In most corporate environments taking risks doesn’t feel great. One of the most clear and unspoken trends in business these days is how much fear there is, and how much it drives everything.
One of the great tools to reduce the risk in a role is to hide behind data ( the other is to hide behind expensive Consultants)
Historical data is wonderful for context setting and learning from the past, current market data provides a wonderful snapshot of the moment, but most future data is worse than useless.
Most quantitive data reflects the agenda of the people who commission it. It’s no shock that the VR industry makes healthy predictions about it’s growth, it’s not odd that Management consultants say companies will die faster than ever before unless they change, most data is self selected to tell a useful narrative.
This data then becomes part of a self reinforcing narrative, where movements, themes, or trends seem to manifest themselves from thin air.
Even when it’s data collected fairly, it’s not always helpful.
Far more people tend to say they "they care about how a companies treat their staff, because what sort of sociopath would say otherwise.
People say they “would probably buy more things if they experienced them in AR” because they don’t want to embarrassingly ask the moderator or Google what AR is, people don't care about the answers they give.

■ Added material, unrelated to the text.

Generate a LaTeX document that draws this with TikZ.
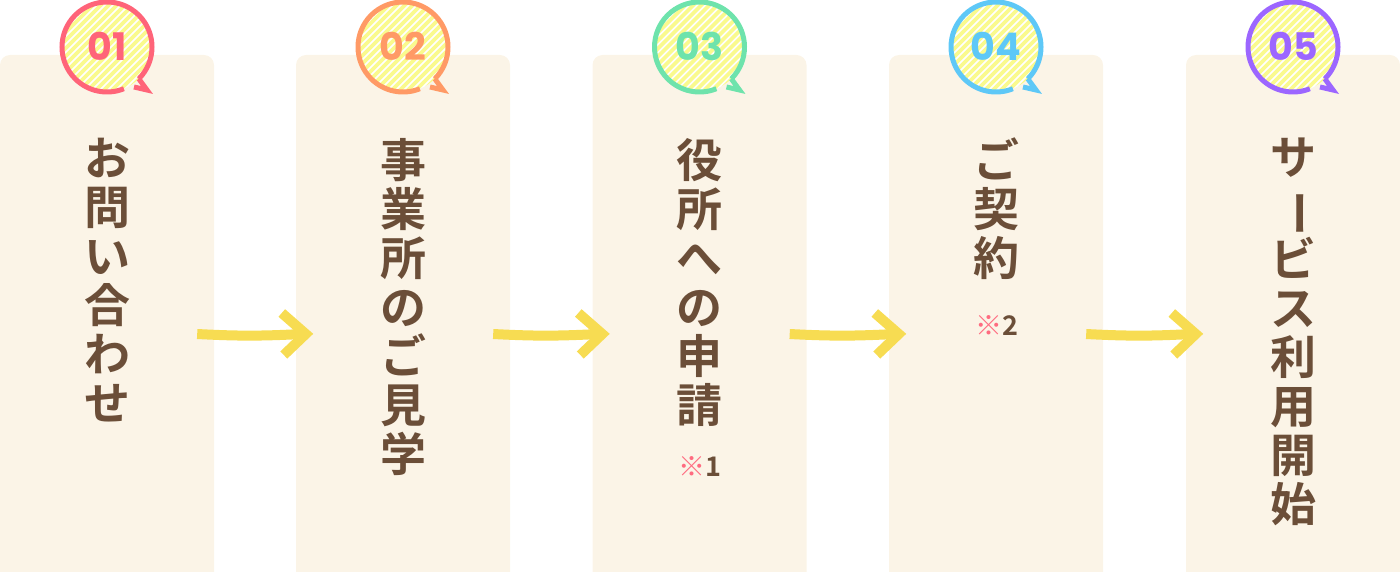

People are asked silly questions,”Would you ever buy a self flying car”, which given we’ve no idea the cost, or safety, or
future world, is just a useless data point.
Most data is vague too, we see predictions of the value of the internet of things in 2025, without any real sense of what this broad philosophical application of the internet really means.
We predict job losses via Artificial Intelligence, when it’s a broad bundling of very different technologies into one meaningless bitesized chunk. Do we mean robots, self serve checkouts, large language models, chatbots, translation software, the no code movement?
We all love to make sense of complexity with a model.
The Gartner Hype Cycle is a lovely way to confidently track technologies as they rise and fall, but it’s not actually proven to be useful.
Mobile phones, Tablets, the Segway, the MP3 player, the Internet, pretty much every technology you can think of never actually followed it.
The skill to thinking about the future isn’t to look at precise trend lines from the past and linearly project them forward.
It’s not to obsess over technology.
It’s to be empathetic to people.
It’s to consider thoughtfully what enhances human feelings, what addresses our concerns, it’s to layer through use cases and to feel our way ahead.
I don’t think large spreadsheet oriented companies are best placed to do this.
It's people who roam the world, who observe, who study the past, who see people across demographics, across regions, across divides, and who care to listen.